Il est difficile de parler, à un moment ou un autre, de ce journal, sans retomber sur les traces, déjà anciennes, d’un propos que j’aurais tenu, mais qui s’estompe dans les méandres incertains de la mémoire, comme tout ce qui m’échappe, désormais. Il est difficile, disais-je, de contourner la question des religions — cette persistance, presque séculaire, dans les replis de l’histoire, ce tissu nerveux qui s’étire, fragile, à l’orée du siècle —, et plus encore d’ignorer le catholicisme, qui survit, malgré l’abandon, la décrépitude des pratiques, dans l’esprit même d’un monde qui se défait de ses attaches, peu à peu.

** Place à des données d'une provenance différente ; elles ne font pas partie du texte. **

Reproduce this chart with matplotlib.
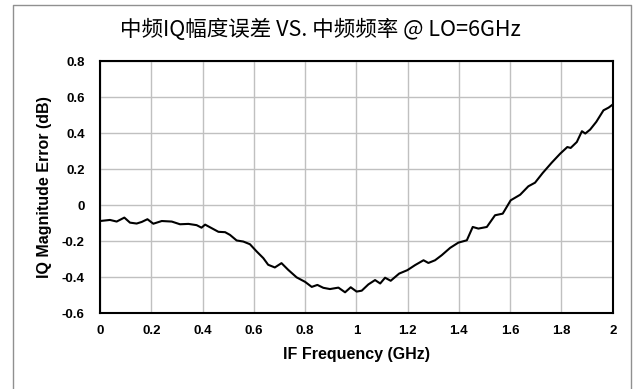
import matplotlib.pyplot as plt
from matplotlib.lines import Line2D

plt.rcParams['font.family'] = ['Liberation Sans', 'DejaVu Sans']

# IF frequency (GHz) and IQ magnitude error (dB)
freq = [0.0, 0.039, 0.065, 0.095, 0.117, 0.143, 0.163, 0.185, 0.208, 0.241, 0.28,
        0.312, 0.345, 0.377, 0.396, 0.41, 0.436, 0.462, 0.488, 0.507, 0.533, 0.559,
        0.585, 0.611, 0.637, 0.656, 0.682, 0.708, 0.734, 0.767, 0.8, 0.826, 0.848,
        0.871, 0.897, 0.93, 0.956, 0.978, 1.001, 1.021, 1.047, 1.073, 1.093, 1.112,
        1.134, 1.167, 1.199, 1.229, 1.262, 1.281, 1.307, 1.333, 1.366, 1.398, 1.431,
        1.454, 1.476, 1.509, 1.541, 1.571, 1.602, 1.639, 1.671, 1.697, 1.727, 1.762,
        1.795, 1.823, 1.836, 1.86, 1.88, 1.893, 1.912, 1.936, 1.964, 1.984, 2.0]
err = [-0.089, -0.083, -0.092, -0.07, -0.098, -0.103, -0.094, -0.079, -0.104, -0.089,
       -0.092, -0.107, -0.105, -0.112, -0.126, -0.109, -0.129, -0.149, -0.151, -0.166,
       -0.197, -0.203, -0.218, -0.258, -0.295, -0.332, -0.347, -0.323, -0.36, -0.402,
       -0.427, -0.455, -0.444, -0.46, -0.467, -0.459, -0.485, -0.457, -0.481, -0.476,
       -0.441, -0.417, -0.436, -0.404, -0.421, -0.381, -0.362, -0.334, -0.307, -0.322,
       -0.307, -0.279, -0.238, -0.209, -0.196, -0.122, -0.131, -0.122, -0.057, -0.048,
       0.026, 0.057, 0.104, 0.124, 0.178, 0.235, 0.285, 0.322, 0.317, 0.35, 0.41,
       0.397, 0.419, 0.462, 0.526, 0.541, 0.558]

xticks = [0, 0.2, 0.4, 0.6, 0.8, 1, 1.2, 1.4, 1.6, 1.8, 2]
xticklabels = ['0', '0.2', '0.4', '0.6', '0.8', '1', '1.2', '1.4', '1.6', '1.8', '2']
yticks = [-0.6, -0.4, -0.2, 0, 0.2, 0.4, 0.6, 0.8]
yticklabels = ['-0.6', '-0.4', '-0.2', '0', '0.2', '0.4', '0.6', '0.8']

fig = plt.figure(figsize=(6.4, 3.89), dpi=100)
ax = fig.add_axes([100/640, 1-313/389, 512.7/640, 252/389])

ax.plot(freq, err, color='black', lw=1.5)
ax.set_xlim(0, 2)
ax.set_ylim(-0.6, 0.8)
ax.set_xticks(xticks)
ax.set_xticklabels(xticklabels, fontsize=9.5, fontweight='bold')
ax.set_yticks(yticks)
ax.set_yticklabels(yticklabels, fontsize=9.5, fontweight='bold')
ax.tick_params(axis='x', length=0, pad=9)
ax.tick_params(axis='y', length=0, pad=11)
ax.grid(True, color='#c0c0c0', lw=1)
ax.set_axisbelow(True)
for s in ax.spines.values():
    s.set_linewidth(1.5)

ax.set_xlabel('IF Frequency (GHz)', fontsize=11.5, fontweight='bold', labelpad=7)
ax.set_ylabel('IQ Magnitude Error (dB)', fontsize=11.5, fontweight='bold', labelpad=7)

fig.text(0.5, 1-30/389, '中频IQ幅度误差 VS. 中频频率 @ LO=6GHz', ha='center', va='center',
         fontsize=15.5, family=['Noto Sans CJK SC', 'DejaVu Sans'])

# outer gray frame
fx = [13/640, 13/640, 631/640, 631/640]
fy = [0, 1-4.5/389, 1-4.5/389, 0]
fig.add_artist(Line2D(fx, fy, color='#909090', lw=1, transform=fig.transFigure))

fig.savefig('out.png', dpi=100)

Ce que j’en pense importe peu. Qui suis-je, en somme, pour émettre le moindre jugement sur cette ferveur qui me semble irréelle ? Je ne suis rien, en ce sens que devenir quelqu’un ou quelque chose ici-bas requiert de s’inscrire dans le jeu complexe des rapports humains, des gestes appris, des courbettes et des effusions sociales dont je suis, par nature, disqualifié. On y voit comme un vestige de ce que nous fûmes, avant l’effritement, quand l’ordre commun dictait la marche et l’ordonnance des jours.
Mais tout ce vacarme pour un nouveau pape m’étonne.
Hier soir, je me suis pris à compter tous les papes que j’ai vus passer depuis ma naissance. Huit. Huit papes en soixante-cinq ans, soit le double pour quelqu’un né en 1900. Ce chiffre m’a laissé songeur. Je suis resté, immobile, entre 18 h 45 et 19 h 00, l’heure où, comme chaque soir, je sors de la maison pour donner à manger au chat. J’en suis venu à penser que les papes étaient devenus des figures obsolètes, consommables, soumis à la dégradation programmée, comme tout ce qui nous environne depuis que le monde s’est engagé dans la voie rapide du capitalisme productiviste. Rien de surprenant, finalement, si nous en augmentons le nombre à proportion que la crédulité se dissipe, laissant la place à cette foi réduite à l’état d’ombre, un résidu, peut-être, d’une humanité qui se cherche encore.
Car comment croire en Dieu, aujourd’hui. Après Auschwitz, après toutes les guerres entraperçues, après le Biafra, après Gaza, après l’Ukraine après tant d’images résiduelles toutes plus sordides les unes les autres Comment envisager ces actes, ces gestes sans nom, sous le regard impassible de ce Dieu silencieux. Je m’interroge, et cette interrogation, à peine formulée, évoque déjà la nostalgie d’une croyance naïve, celle de l’enfance, où le monde s’expliquait encore par des récits anciens, intangibles, sans appel.
Hier, en voyant cette liesse diffuse, sur l’écran — ici, dans ce coin reculé où les voix résonnent faiblement, où les mouvements collectifs semblent se diluer dans l’air épais du soir —, j’ai pensé au mot tendreté. Non pas la tendresse, mais cette malléabilité de la chair, cette capacité de se laisser attendrir par le choc répété, comme la viande que l’on frappe pour la rendre plus souple. L’écran, lui, diffusait cette clameur continue, assourdissante, qui traversait la pièce jusqu’à la porte de l’atelier, restée ouverte, le temps d’aller nourrir le chat et de jeter un œil distrait à la floraison déclinante du jasmin.
Cette effusion m’a suivi comme un caniche vieux et déglingué, l’une de ces bêtes que les vieilles dames tiennent en laisse, à la sortie de la messe, avec ce parfum de cachous Lajaunie, d’eau de Cologne et de pastilles Vichy qui s’accroche aux vêtements. L’écran, les hourras, cette ferveur brutale et télévisée m’ont évoqué des coups portés sur un blanc de poulet, cette percussion répétée qui finit par affaisser la fibre et l’amollir.
C’est là, après ce mot de tendreté, que j’ai ressenti la compassion. Compassion et tristesse insondable mêlées. Une émotion déroutante, moi qui ne suis pas croyant pour deux sous. Un sentiment qui s’est superposé à cette solitude que je sais aiguë, la certitude que je ne retrouverai jamais l’empreinte crédule de mes cinq ou six ans, quand, pour la première fois, je me suis glissé au catéchisme, sans en parler à mon père, juste pour rejoindre les copains — sans conviction, mais pour appartenir, un peu.